● Requirements
Can the data below be set down again exactly, line for line?

● Source material

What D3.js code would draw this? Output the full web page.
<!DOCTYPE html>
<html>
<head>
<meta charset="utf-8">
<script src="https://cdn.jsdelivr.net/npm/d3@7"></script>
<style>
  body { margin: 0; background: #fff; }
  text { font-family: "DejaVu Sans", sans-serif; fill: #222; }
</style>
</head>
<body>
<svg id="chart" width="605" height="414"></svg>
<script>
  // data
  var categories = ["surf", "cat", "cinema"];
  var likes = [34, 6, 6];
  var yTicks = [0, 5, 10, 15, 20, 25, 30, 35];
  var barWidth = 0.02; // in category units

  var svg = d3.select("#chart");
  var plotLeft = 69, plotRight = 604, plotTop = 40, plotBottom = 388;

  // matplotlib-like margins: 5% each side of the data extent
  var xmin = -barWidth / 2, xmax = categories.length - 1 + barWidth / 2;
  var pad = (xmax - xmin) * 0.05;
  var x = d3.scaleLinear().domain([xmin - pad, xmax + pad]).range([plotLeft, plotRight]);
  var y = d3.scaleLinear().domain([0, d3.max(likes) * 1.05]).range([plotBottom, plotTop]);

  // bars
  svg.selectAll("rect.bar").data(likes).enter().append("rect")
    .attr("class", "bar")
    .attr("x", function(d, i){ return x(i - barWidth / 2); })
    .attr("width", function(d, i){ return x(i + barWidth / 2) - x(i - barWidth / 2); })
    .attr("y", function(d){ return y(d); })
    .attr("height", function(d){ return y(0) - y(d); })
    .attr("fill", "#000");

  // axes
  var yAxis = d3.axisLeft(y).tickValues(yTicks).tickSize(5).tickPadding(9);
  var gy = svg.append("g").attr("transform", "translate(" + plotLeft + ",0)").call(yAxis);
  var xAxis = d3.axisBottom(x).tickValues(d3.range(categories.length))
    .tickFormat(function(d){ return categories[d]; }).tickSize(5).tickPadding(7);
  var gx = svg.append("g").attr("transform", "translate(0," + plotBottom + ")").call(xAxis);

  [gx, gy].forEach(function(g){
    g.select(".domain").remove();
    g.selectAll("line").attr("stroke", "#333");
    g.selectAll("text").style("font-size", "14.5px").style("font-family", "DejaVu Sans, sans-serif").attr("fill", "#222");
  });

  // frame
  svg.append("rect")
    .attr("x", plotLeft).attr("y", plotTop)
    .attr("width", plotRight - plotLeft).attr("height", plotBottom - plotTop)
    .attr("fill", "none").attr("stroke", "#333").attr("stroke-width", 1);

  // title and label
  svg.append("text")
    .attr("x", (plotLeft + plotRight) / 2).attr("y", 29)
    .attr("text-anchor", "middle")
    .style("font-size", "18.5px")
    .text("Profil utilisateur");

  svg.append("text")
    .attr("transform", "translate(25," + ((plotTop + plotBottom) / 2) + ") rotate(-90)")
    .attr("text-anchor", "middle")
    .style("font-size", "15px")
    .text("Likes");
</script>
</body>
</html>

● Answer
What D3.js code would draw this? Output the full web page.
<!DOCTYPE html>
<html>
<head>
<meta charset="utf-8">
<script src="https://cdn.jsdelivr.net/npm/d3@7"></script>
<style>
  body { margin: 0; background: #fff; }
  text { font-family: "DejaVu Sans", sans-serif; fill: #222; }
</style>
</head>
<body>
<svg id="chart" width="605" height="414"></svg>
<script>
  // data
  var categories = ["surf", "cat", "cinema"];
  var likes = [34, 6, 6];
  var yTicks = [0, 5, 10, 15, 20, 25, 30, 35];
  var barWidth = 0.02; // in category units

  var svg = d3.select("#chart");
  var plotLeft = 69, plotRight = 604, plotTop = 40, plotBottom = 388;

  // matplotlib-like margins: 5% each side of the data extent
  var xmin = -barWidth / 2, xmax = categories.length - 1 + barWidth / 2;
  var pad = (xmax - xmin) * 0.05;
  var x = d3.scaleLinear().domain([xmin - pad, xmax + pad]).range([plotLeft, plotRight]);
  var y = d3.scaleLinear().domain([0, d3.max(likes) * 1.05]).range([plotBottom, plotTop]);

  // bars
  svg.selectAll("rect.bar").data(likes).enter().append("rect")
    .attr("class", "bar")
    .attr("x", function(d, i){ return x(i - barWidth / 2); })
    .attr("width", function(d, i){ return x(i + barWidth / 2) - x(i - barWidth / 2); })
    .attr("y", function(d){ return y(d); })
    .attr("height", function(d){ return y(0) - y(d); })
    .attr("fill", "#000");

  // axes
  var yAxis = d3.axisLeft(y).tickValues(yTicks).tickSize(5).tickPadding(9);
  var gy = svg.append("g").attr("transform", "translate(" + plotLeft + ",0)").call(yAxis);
  var xAxis = d3.axisBottom(x).tickValues(d3.range(categories.length))
    .tickFormat(function(d){ return categories[d]; }).tickSize(5).tickPadding(7);
  var gx = svg.append("g").attr("transform", "translate(0," + plotBottom + ")").call(xAxis);

  [gx, gy].forEach(function(g){
    g.select(".domain").remove();
    g.selectAll("line").attr("stroke", "#333");
    g.selectAll("text").style("font-size", "14.5px").style("font-family", "DejaVu Sans, sans-serif").attr("fill", "#222");
  });

  // frame
  svg.append("rect")
    .attr("x", plotLeft).attr("y", plotTop)
    .attr("width", plotRight - plotLeft).attr("height", plotBottom - plotTop)
    .attr("fill", "none").attr("stroke", "#333").attr("stroke-width", 1);

  // title and label
  svg.append("text")
    .attr("x", (plotLeft + plotRight) / 2).attr("y", 29)
    .attr("text-anchor", "middle")
    .style("font-size", "18.5px")
    .text("Profil utilisateur");

  svg.append("text")
    .attr("transform", "translate(25," + ((plotTop + plotBottom) / 2) + ") rotate(-90)")
    .attr("text-anchor", "middle")
    .style("font-size", "15px")
    .text("Likes");
</script>
</body>
</html>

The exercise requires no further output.